What about the Daphnia-specific genes? It looks like these genes are expressed more under ecological conditions (that is, exposed to biotic and abiotic stressors such as Kairomone or Cadmium), whereas conserved genes are more expressed in lab/standard conditions (Fig. 5A). However, a closer inspection to those genomic regions expressed under ecological conditions (using tilling arrays) showed that most transcripts come from intergenic regions (Fig. 5B).
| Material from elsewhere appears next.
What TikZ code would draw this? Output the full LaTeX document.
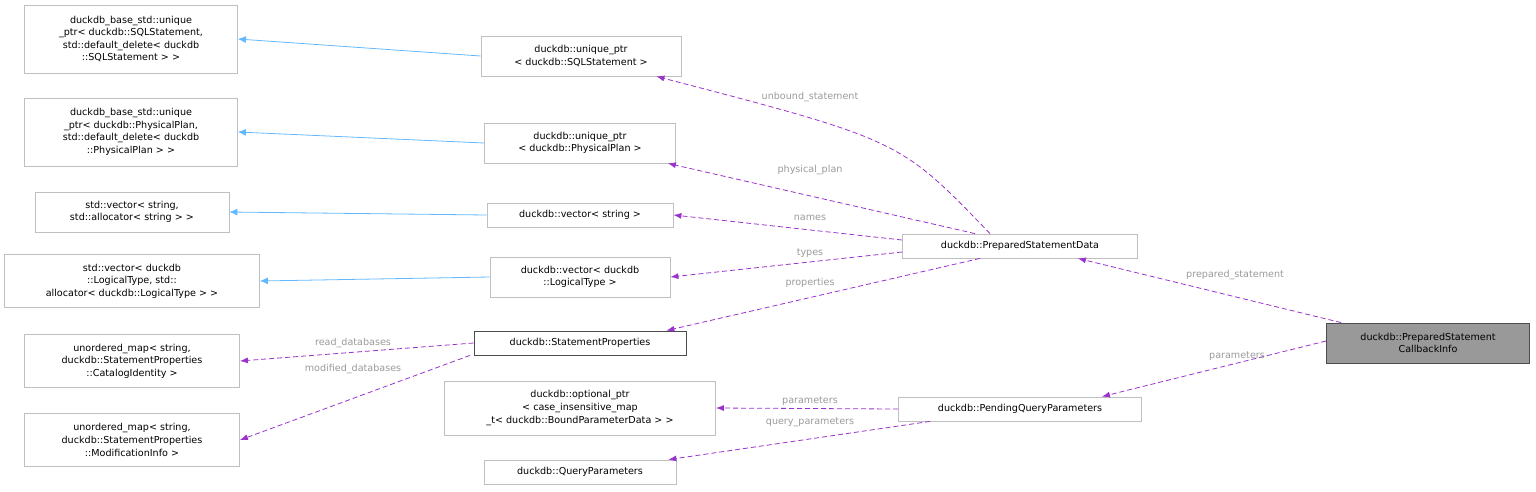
\documentclass[tikz,border=0pt]{standalone}
\usepackage{fontspec}
\setmainfont{DejaVu Sans}
\usetikzlibrary{arrows.meta}
\definecolor{edgeuse}{HTML}{9A32CD}
\definecolor{edgeinh}{HTML}{63B8FF}
\definecolor{boxline}{HTML}{BFBFBF}
\definecolor{lbl}{HTML}{9A9A9A}
\tikzset{
  cls/.style={draw=boxline,fill=white,align=center,inner sep=2pt,font=\fontsize{9.6}{12.6}\selectfont,minimum height=24pt,line width=0.8pt},
  use/.style={draw=edgeuse,line width=0.8pt,dash pattern=on 5pt off 3pt,-{Latex[length=8pt,width=6pt]}},
  inh/.style={draw=edgeinh,line width=0.8pt,-{Latex[length=8pt,width=7pt]}},
  elbl/.style={text=lbl,font=\fontsize{9.6}{11}\selectfont,inner sep=1pt}
}
\begin{document}
\begin{tikzpicture}[x=1pt,y=-1pt]
  \useasboundingbox (0,0) rectangle (1536,491);
  % base classes
  \node[cls,minimum width=213pt,minimum height=68pt] (sqlbase) at (131,39) {duckdb\_base\_std::unique\\\_ptr< duckdb::SQLStatement,\\ std::default\_delete< duckdb\\::SQLStatement > >};
  \node[cls,minimum width=213pt,minimum height=68pt] (planbase) at (131,132) {duckdb\_base\_std::unique\\\_ptr< duckdb::PhysicalPlan,\\ std::default\_delete< duckdb\\::PhysicalPlan > >};
  \node[cls,minimum width=194pt,minimum height=40pt] (strbase) at (132,212) {std::vector< string,\\ std::allocator< string > >};
  \node[cls,minimum width=255pt,minimum height=53pt] (typebase) at (132,281) {std::vector< duckdb\\::LogicalType, std::\\allocator< duckdb::LogicalType > >};
  \node[cls,minimum width=215pt,minimum height=53pt] (readmap) at (132,361) {unordered\_map< string,\\ duckdb::StatementProperties\\::CatalogIdentity >};
  \node[cls,minimum width=215pt,minimum height=53pt] (modmap) at (132,440) {unordered\_map< string,\\ duckdb::StatementProperties\\::ModificationInfo >};
  % members
  \node[cls,minimum width=200pt,minimum height=40pt] (sqlptr) at (581,56) {duckdb::unique\_ptr\\< duckdb::SQLStatement >};
  \node[cls,minimum width=191pt,minimum height=40pt] (planptr) at (580,143) {duckdb::unique\_ptr\\< duckdb::PhysicalPlan >};
  \node[cls,minimum width=186pt] (names) at (580,215) {duckdb::vector< string >};
  \node[cls,minimum width=180pt,minimum height=40pt] (types) at (580,277) {duckdb::vector< duckdb\\::LogicalType >};
  \node[cls,draw=black!70,minimum width=212pt] (props) at (580,343) {duckdb::StatementProperties};
  \node[cls,minimum width=271pt,minimum height=54pt] (optptr) at (580,408) {duckdb::optional\_ptr\\< case\_insensitive\_map\\\_t< duckdb::BoundParameterData > >};
  \node[cls,minimum width=192pt] (qparams) at (580,472) {duckdb::QueryParameters};
  \node[cls,minimum width=235pt] (prepdata) at (1020,246) {duckdb::PreparedStatementData};
  \node[cls,minimum width=243pt] (pending) at (1020,409) {duckdb::PendingQueryParameters};
  \node[cls,draw=black!70,fill=black!40,minimum width=203pt,minimum height=40pt] (info) at (1428,343) {duckdb::PreparedStatement\\CallbackInfo};
  % inheritance
  \draw[inh] (sqlptr.west) -- (sqlbase.east);
  \draw[inh] (planptr.west) -- (planbase.east);
  \draw[inh] (names.west) -- (strbase.east);
  \draw[inh] (types.west) -- (typebase.east);
  % usage
  \draw[use] ([xshift=-30pt]prepdata.north) .. controls (900,140) .. ([xshift=-25pt]sqlptr.south east);
  \draw[use] ([xshift=-45pt]prepdata.north) -- ([xshift=-8pt]planptr.south east);
  \draw[use] ([yshift=6pt]prepdata.west) -- (names.east);
  \draw[use] ([yshift=-6pt]prepdata.west) -- (types.east);
  \draw[use] ([xshift=-40pt]prepdata.south) -- ([xshift=-20pt]props.north east);
  \draw[use] (props.west) -- (readmap.east);
  \draw[use] ([xshift=-110pt]props.south) -- (modmap.east);
  \draw[use] ([xshift=15pt]info.north west) -- ([xshift=-60pt]prepdata.south east);
  \draw[use] ([yshift=2pt]info.west) -- ([xshift=-40pt]pending.north east);
  \draw[use] (pending.west) -- (optptr.east);
  \draw[use] ([xshift=-90pt]pending.south) -- ([xshift=-8pt]qparams.north east);
  % edge labels
  \node[elbl] (lunbound) at (810,97) {unbound\_statement};
  \node[elbl] (lplan) at (810,170) {physical\_plan};
  \node[elbl] (lnames) at (810,218) {names};
  \node[elbl] (ltypes) at (810,253) {types};
  \node[elbl] (lprops) at (810,283) {properties};
  \node[elbl] (lread) at (353,343) {read\_databases};
  \node[elbl] (lmod) at (353,369) {modified\_databases};
  \node[elbl] (lprep) at (1235,275) {prepared\_statement};
  \node[elbl] (lparams) at (1237,356) {parameters};
  \node[elbl] (lopt) at (810,401) {parameters};
  \node[elbl] (lquery) at (810,422) {query\_parameters};
\end{tikzpicture}
\end{document}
That means that more genes may remain to be discovered, and the authors proposed more analyses using ecological conditions to explore the functional part of the genome.
Putting all this together, the authors proposed a model for gene evolution, that they call PBE (Preservation by Entrainment), described in the paper in Figure 6. Under this model, two paralogs can have incompatible expression patterns after duplication so one of them gets lost. On the other hand, two duplicates can maintain the same expression pattern and, if the increase in dose is beneficial for the species, they both are retained. A third possibility is that one of the paralogs changes their expression pattern, but this one interacts with a new partner and this new association is beneficial for the host. Both genes, again, are retained.
What we said about the paper:
This work involves several groups that systematically explored the many aspects of Daphnia genome. It was clearly a tour de force not limited to obtaining the genomic sequence but that additionally explored the transcriptomic changes under different conditions and/or treatments. Thus, we would expect a paper of this kind to be published in a high profile journal such as Science. However, most of our comments focused on the interpretation of the results more than in the validity of them.
The first observation that there are a lot of Daphnia-specific genes is biased by the fact that this is the first crustacean genome to be sequenced. The sequencing of other crustaceans (outside the Daphnia genre) will undoubtedly decrease this proportion. It is true, however, that many of these genes have no known homolog in insects, and that may still indicates an expansion within the crustacean lineage.
One of the most controversial topics is the effect of Gene Conversion in the analyses. Lynch and Conery (2000) showed that the gene content of genomes is a consequence of non-adaptive high rate of gene turnover. However, Teshima and Innan (2004) explored the effects of gene conversion in those studies estimating the age of gene duplications. Consequently, the authors of the present paper corrected for Gene Conversion. However, Gene Conversion is often detected using conservative approaches to prevent false positives, and that may produce that many true positives were not filtered out of the final datasets. We did not get deeper into the discussion because we did not know exactly how the Gene Conversion was calculated.
There was some discussion about the fact that all-against-all pairwise comparisons are used to calculate the age distribution of genes (Fig. 1D). Large recently expanded gene families may significantly contribute to reduce the average gene divergence, biasing the results.
A last comment involves the interpretation that retained genes are enriched for certain metabolic pathways, meaning that genes co-duplicate in the same metabolic sub-network. However, this pattern is observed for less than 20 gene families, involved in 7 sub-networks. Whether these results can be generalized needs to be further explored.